# Figure scripts
>> start

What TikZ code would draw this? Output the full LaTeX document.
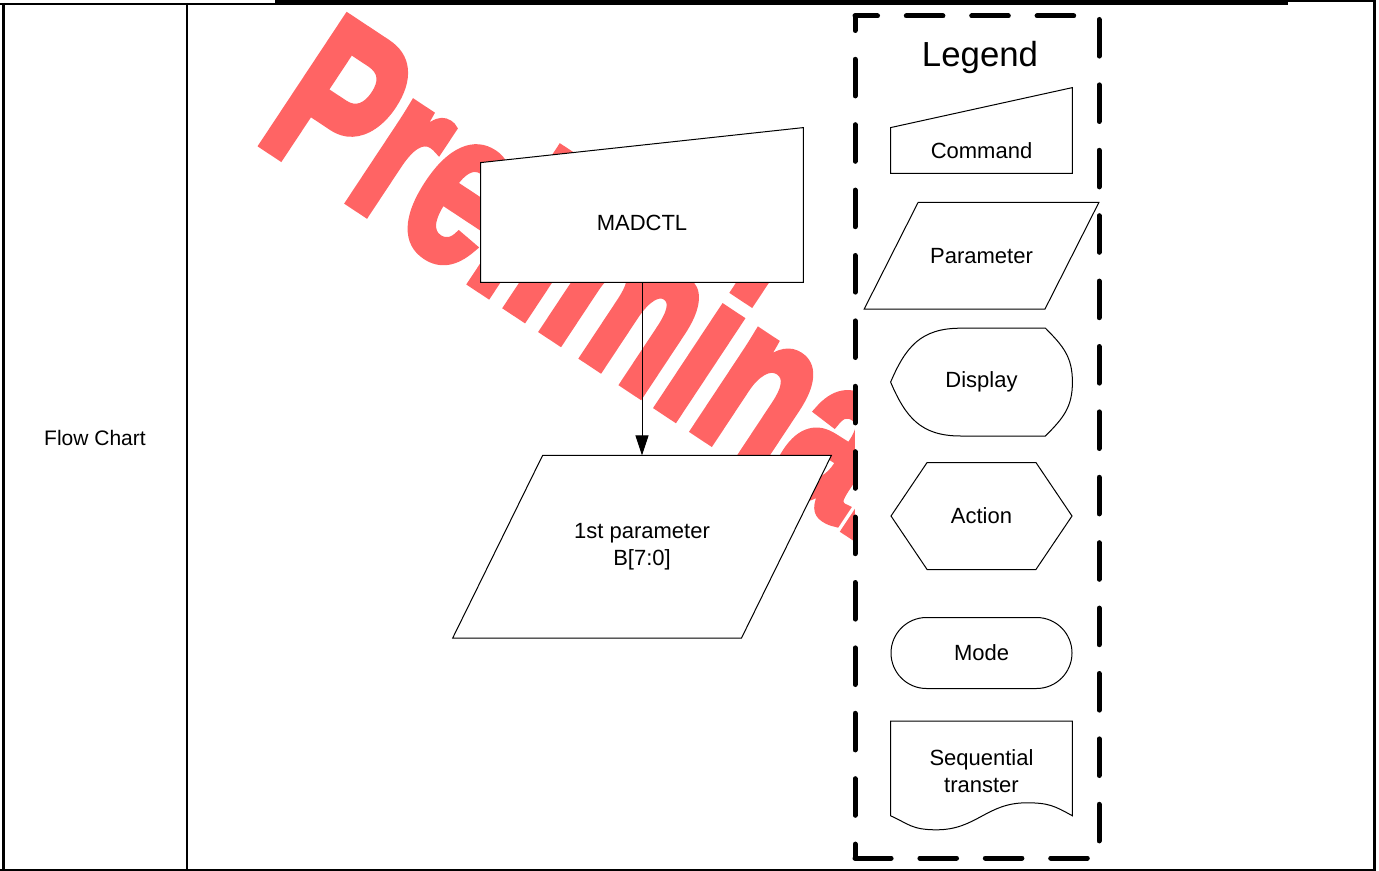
\documentclass[tikz,border=0pt]{standalone}
\usepackage{fontspec}
\setmainfont{Liberation Sans}
\newfontfamily\markfont{Liberation Sans}[BoldFeatures={FakeBold=4}]
\usetikzlibrary{arrows.meta,positioning,shapes.misc,shapes.symbols}
\definecolor{prelim}{RGB}{255,100,100}
\pgfdeclarelayer{mark}
\pgfdeclarelayer{shapes}
\pgfsetlayers{mark,shapes,main}

\begin{document}
\begin{tikzpicture}[
  x=0.5pt, y=-0.5pt,
  txt/.style={font=\fontsize{11}{13.5}\selectfont, align=center, inner sep=0pt},
  cmdbox/.style={txt, minimum width=161pt, minimum height=59.5pt},
  parbox/.style={txt, minimum width=189pt, minimum height=91pt},
  legcmd/.style={txt, minimum width=90.5pt, minimum height=22.5pt},
  legpar/.style={txt, minimum width=117pt, minimum height=53pt},
  legdisp/.style={txt, minimum width=90.5pt, minimum height=53.5pt},
  legact/.style={txt, signal, signal to=east and west, signal pointer angle=112,
                 draw, line width=0.5pt, minimum width=90.5pt, minimum height=53.5pt},
  legmode/.style={txt, rounded rectangle, draw, line width=0.5pt,
                  minimum width=90.5pt, minimum height=35.5pt},
  legseq/.style={txt, minimum width=90.5pt, minimum height=50pt},
  shapeline/.style={draw, fill=white, line width=0.5pt},
  legframe/.style={line width=2.5pt, dash pattern=on 18.3pt off 14.4pt, line cap=round},
  arr/.style={-{Triangle[length=10pt, width=6.5pt]}, line width=0.5pt},
  tabline/.style={line width=1pt}
]
  \useasboundingbox (0,0) rectangle (1379,871);

  % table
  \draw[tabline, line width=1.75pt] (3.5,3) -- (3.5,870);
  \draw[tabline] (187,3) -- (187,870);
  \draw[tabline, line width=1.5pt] (1374.5,0) -- (1374.5,870);
  \draw[tabline] (0,870) -- (1376,870);
  \draw[tabline] (0,3.7) -- (275,3.7);
  \fill (275,0) rectangle (1288,5);
  \draw[tabline] (1288,1.3) -- (1376,1.3);

  \node[txt, font=\fontsize{10.5}{12}\selectfont] (label) at (95,438) {Flow Chart};

  % watermark
  \begin{pgfonlayer}{mark}
    \node[font=\markfont\bfseries\fontsize{77.5}{80}\selectfont, text=prelim, inner sep=0pt,
          anchor=base west, rotate=-33.5, yscale=1.43] (prelim) at (253.6,138.4) {Preliminary};
  \end{pgfonlayer}

  % flow
  \node[cmdbox] (madctl) at (642,222.5) {MADCTL};
  \node[parbox, below=86.5pt of madctl] (param) {1st parameter\\B[7:0]};
  \draw[arr] (madctl.south) -- (param.north);

  % legend
  \node[txt, font=\fontsize{17.4}{20}\selectfont] (legend) at (980,58) {Legend};
  \node[legcmd] (cmd) at (981.5,150.5) {Command};
  \node[legpar, below=14.5pt of cmd] (par) {Parameter};
  \node[legdisp, below=9.5pt of par] (disp) {Display};
  \node[legact, below=13pt of disp] (act) {Action};
  \node[legmode, below=23.5pt of act] (mode) {Mode};
  \node[legseq, below=16pt of mode] (seq) {Sequential\\transter};

  \begin{pgfonlayer}{shapes}
    \fill[white] (855,16) rectangle (1099,858);
    \draw[legframe, dash phase=7.05pt] (855,16) -- (1099,16) -- (1099,858) -- (855,858);
    \draw[legframe, dash phase=11.05pt] (855,16) -- (855,858);
    \draw[shapeline] (madctl.south west) -- (madctl.south east)
      -- ([yshift=17.5pt]madctl.north east) -- (madctl.north west) -- cycle;
    \draw[shapeline] ([xshift=45pt]param.north west) -- (param.north east)
      -- ([xshift=-45pt]param.south east) -- (param.south west) -- cycle;
    \draw[shapeline] (cmd.south west) -- (cmd.south east)
      -- ([yshift=20pt]cmd.north east) -- (cmd.north west) -- cycle;
    \draw[shapeline] ([xshift=27pt]par.north west) -- (par.north east)
      -- ([xshift=-27pt]par.south east) -- (par.south west) -- cycle;
    \draw[shapeline] (disp.west) .. controls +(15,-35) and +(-40,0) .. ([xshift=35pt]disp.north west)
      -- ([xshift=-13.5pt]disp.north east) .. controls +(18,18) and +(0,-25) .. (disp.east)
      .. controls +(0,25) and +(18,-18) .. ([xshift=-13.5pt]disp.south east)
      -- ([xshift=35pt]disp.south west) .. controls +(-40,0) and +(15,35) .. (disp.west);
    \draw[shapeline] ([yshift=3pt]seq.south west) -- (seq.north west) -- (seq.north east)
      -- ([yshift=3pt]seq.south east) .. controls +(-18,-10) and +(22,0) .. ([xshift=22.5pt,yshift=9.5pt]seq.south)
      .. controls +(-40,0) and +(40,0) .. ([xshift=-22.5pt,yshift=-4pt]seq.south)
      .. controls +(-25,0) and +(18,8) .. ([yshift=3pt]seq.south west);
  \end{pgfonlayer}
\end{tikzpicture}
\end{document}
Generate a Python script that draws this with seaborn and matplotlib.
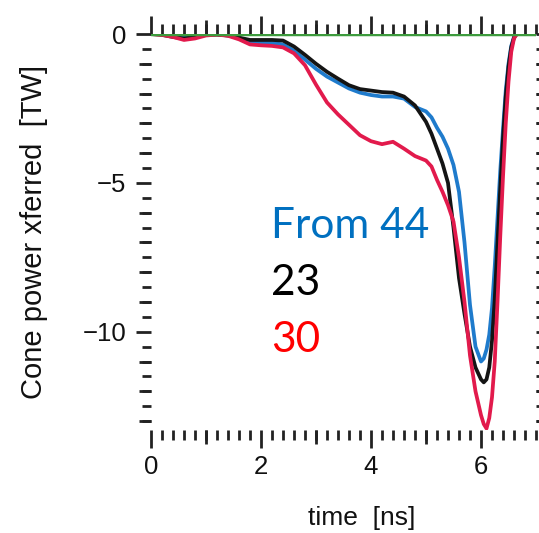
import numpy as np
import pandas as pd
import matplotlib
matplotlib.use("Agg")
import matplotlib.pyplot as plt
from matplotlib.ticker import MultipleLocator, FixedLocator, NullFormatter
import seaborn as sns

# Time samples (ns) shared by the three traces
time_ns = [0.0, 0.2, 0.4, 0.6, 0.8, 1.0, 1.2, 1.4, 1.6, 1.8,
           2.0, 2.2, 2.4, 2.6, 2.8, 3.0, 3.2, 3.4, 3.6, 3.8,
           4.0, 4.2, 4.4, 4.6, 4.8, 5.0, 5.1, 5.2, 5.3, 5.4,
           5.5, 5.6, 5.7, 5.8, 5.9, 6.0, 6.05, 6.1, 6.15, 6.2,
           6.25, 6.3, 6.35, 6.4, 6.45, 6.5, 6.55, 6.6, 6.65, 7.0]

# Cone power transferred (TW)
power_from44 = [0.0, 0.0, -0.05, -0.06, -0.03, 0.0, -0.01, -0.05, -0.13, -0.25,
                -0.28, -0.3, -0.35, -0.56, -0.86, -1.17, -1.43, -1.63, -1.83, -1.97,
                -2.05, -2.1, -2.1, -2.17, -2.45, -2.6, -2.8, -3.15, -3.45, -3.85,
                -4.4, -5.3, -7.0, -9.1, -10.5, -11.0, -10.9, -10.6, -10.1, -9.2,
                -7.8, -6.2, -4.6, -3.2, -1.9, -1.0, -0.4, -0.1, 0.0, 0.0]

power_23 = [0.0, -0.03, -0.1, -0.15, -0.1, -0.03, -0.02, -0.05, -0.12, -0.2,
            -0.2, -0.2, -0.22, -0.42, -0.7, -1.0, -1.27, -1.5, -1.72, -1.85,
            -1.9, -1.95, -1.97, -2.1, -2.4, -2.95, -3.35, -3.85, -4.35, -5.0,
            -6.5, -8.2, -9.4, -10.5, -11.2, -11.6, -11.7, -11.6, -11.2, -10.3,
            -8.9, -7.0, -5.2, -3.5, -2.1, -1.1, -0.45, -0.12, 0.0, 0.0]

power_30 = [0.0, -0.03, -0.1, -0.2, -0.15, -0.05, -0.02, -0.06, -0.18, -0.35,
            -0.38, -0.4, -0.45, -0.65, -1.05, -1.7, -2.3, -2.7, -3.05, -3.4,
            -3.6, -3.7, -3.62, -3.85, -4.1, -4.25, -4.45, -4.9, -5.3, -5.75,
            -6.3, -7.5, -9.0, -10.8, -12.0, -12.8, -13.1, -13.25, -12.9, -12.2,
            -11.0, -9.0, -6.8, -4.8, -3.0, -1.6, -0.6, -0.15, 0.0, 0.0]

series_names = ["From 44", "23", "30"]
line_colors = {"From 44": "#1f7bcc", "23": "#141414", "30": "#e21a4c"}
label_colors = {"From 44": "#0070C0", "23": "#000000", "30": "#FF0000"}
zero_level = 0.0

x_ticks = [0, 2, 4, 6]
y_ticks = [0, -5, -10]

df = pd.concat([
    pd.DataFrame({"time": time_ns, "power": vals, "run": name})
    for name, vals in zip(series_names, [power_from44, power_23, power_30])
])

sns.set_theme(style="white")
plt.rcParams["font.family"] = ["Liberation Sans", "DejaVu Sans"]

fig = plt.figure(figsize=(5.39, 5.33), dpi=100)
ax = fig.add_axes([151 / 539, 1 - 430 / 533, 385 / 539, 396 / 533])

sns.lineplot(data=df, x="time", y="power", hue="run", palette=line_colors,
             hue_order=series_names, estimator=None, sort=False,
             legend=False, ax=ax)
for ln in ax.lines:
    ln.set_linewidth(2.7)
    ln.set_solid_joinstyle("round")
ax.axhline(zero_level, color="#3d9b3d", linewidth=2.5, zorder=5)

ax.set_xlim(0, 7)
ax.set_ylim(-13.3, 0)

for s in ax.spines.values():
    s.set_visible(False)

tick_col = "#222222"
tw = 2.0
ax.xaxis.set_major_locator(FixedLocator(x_ticks))
ax.xaxis.set_minor_locator(MultipleLocator(0.2))
ax.yaxis.set_major_locator(FixedLocator(y_ticks))
ax.yaxis.set_minor_locator(MultipleLocator(0.5))
ax.set_yticklabels(["0", "\u22125", "\u221210"])
ax.tick_params(axis="x", which="major", direction="out", length=13, width=tw,
               top=True, bottom=True, color=tick_col, labelsize=18.5, pad=5,
               labelcolor="#111111")
ax.tick_params(axis="x", which="minor", direction="out", length=7, width=tw,
               top=True, bottom=True, color=tick_col)
ax.tick_params(axis="y", which="major", direction="out", length=11, width=tw,
               left=True, right=True, color=tick_col, labelsize=18.5, pad=7,
               labelcolor="#111111")
ax.tick_params(axis="y", which="minor", direction="out", length=6.5, width=tw,
               left=True, right=True, color=tick_col)

# intermediate-length ticks at odd ns and at whole TW
for loc in ["top", "bottom"]:
    sec = ax.secondary_xaxis(loc)
    sec.set_xticks([1, 3, 5])
    sec.xaxis.set_major_formatter(NullFormatter())
    sec.tick_params(direction="out", length=10, width=tw, color=tick_col)
    for s in sec.spines.values():
        s.set_visible(False)
for loc in ["left", "right"]:
    sec = ax.secondary_yaxis(loc)
    sec.set_yticks([v for v in range(-13, 0) if v % 5 != 0])
    sec.yaxis.set_major_formatter(NullFormatter())
    sec.tick_params(direction="out", length=8.5, width=tw, color=tick_col)
    for s in sec.spines.values():
        s.set_visible(False)

ax.set_xlabel("time  [ns]", fontsize=19, color="#111111")
ax.set_ylabel("Cone power xferred  [TW]", fontsize=21, color="#111111")
ax.xaxis.set_label_coords((362 - 151) / 385, (430 - 506) / 396)
ax.yaxis.set_label_coords((48 - 151) / 385, (430 - 232) / 396)

label_y = [-6.85, -8.76, -10.67]
for name, yv in zip(series_names, label_y):
    ax.text(2.18, yv, name, color=label_colors[name], fontsize=30.5,
            family=["Lato", "DejaVu Sans"], ha="left", va="baseline", zorder=6)

fig.savefig("out.png", dpi=100)
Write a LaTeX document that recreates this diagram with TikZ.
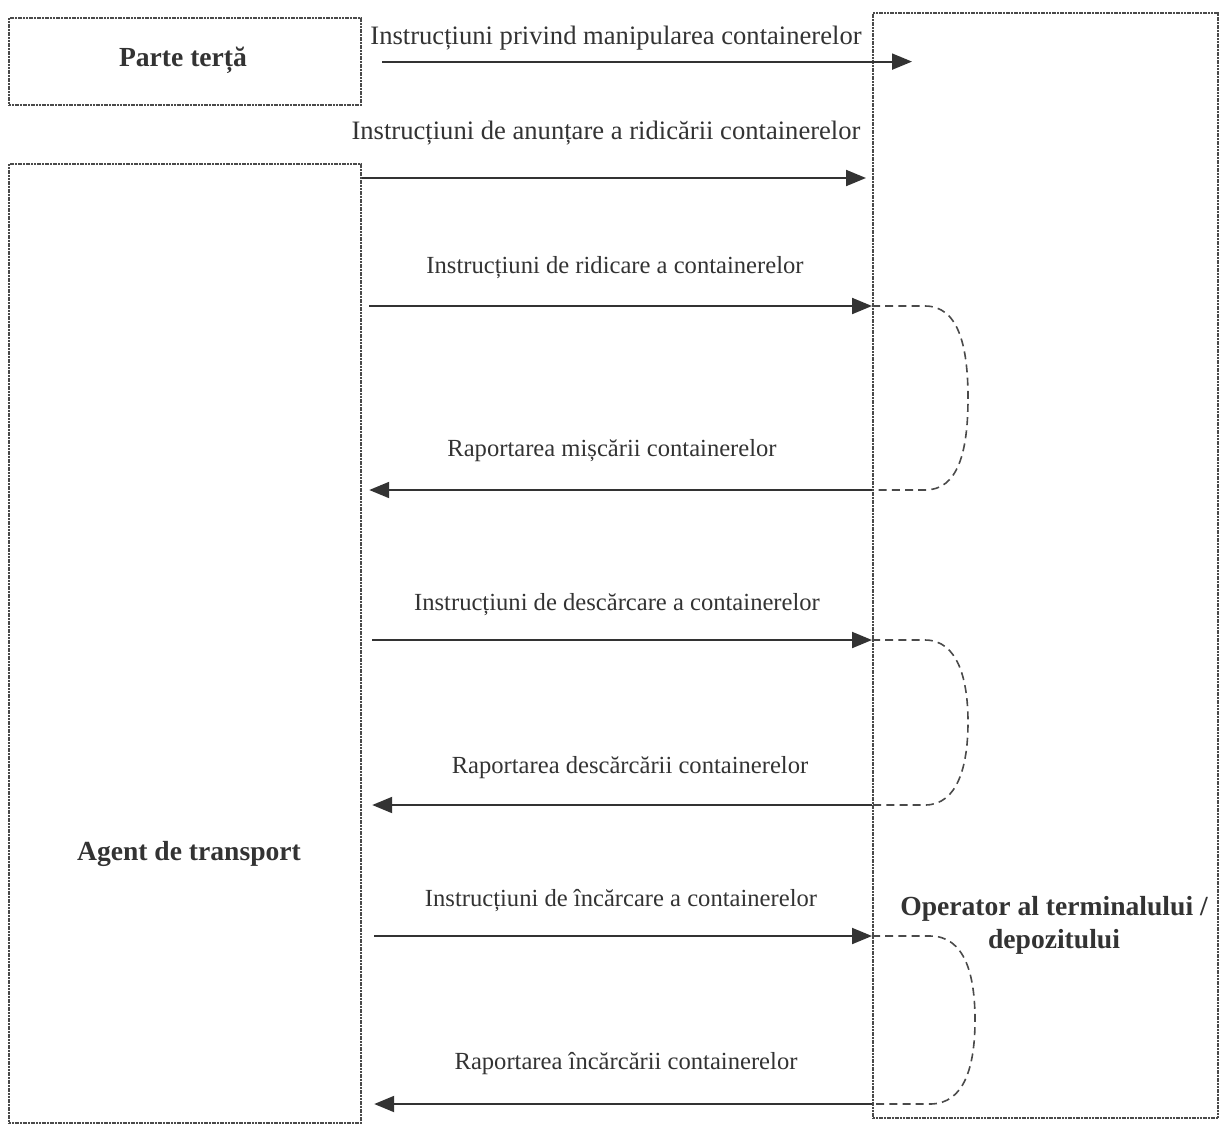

>> end

# Direction
Nothing but the lines from the one with "Generate a Python" through the one with "import seaborn as sns" should be copied, word for word. Pictures are left out.

# Reply to the task
Generate a Python script that draws this with seaborn and matplotlib.
import numpy as np
import pandas as pd
import matplotlib
matplotlib.use("Agg")
import matplotlib.pyplot as plt
from matplotlib.ticker import MultipleLocator, FixedLocator, NullFormatter
import seaborn as sns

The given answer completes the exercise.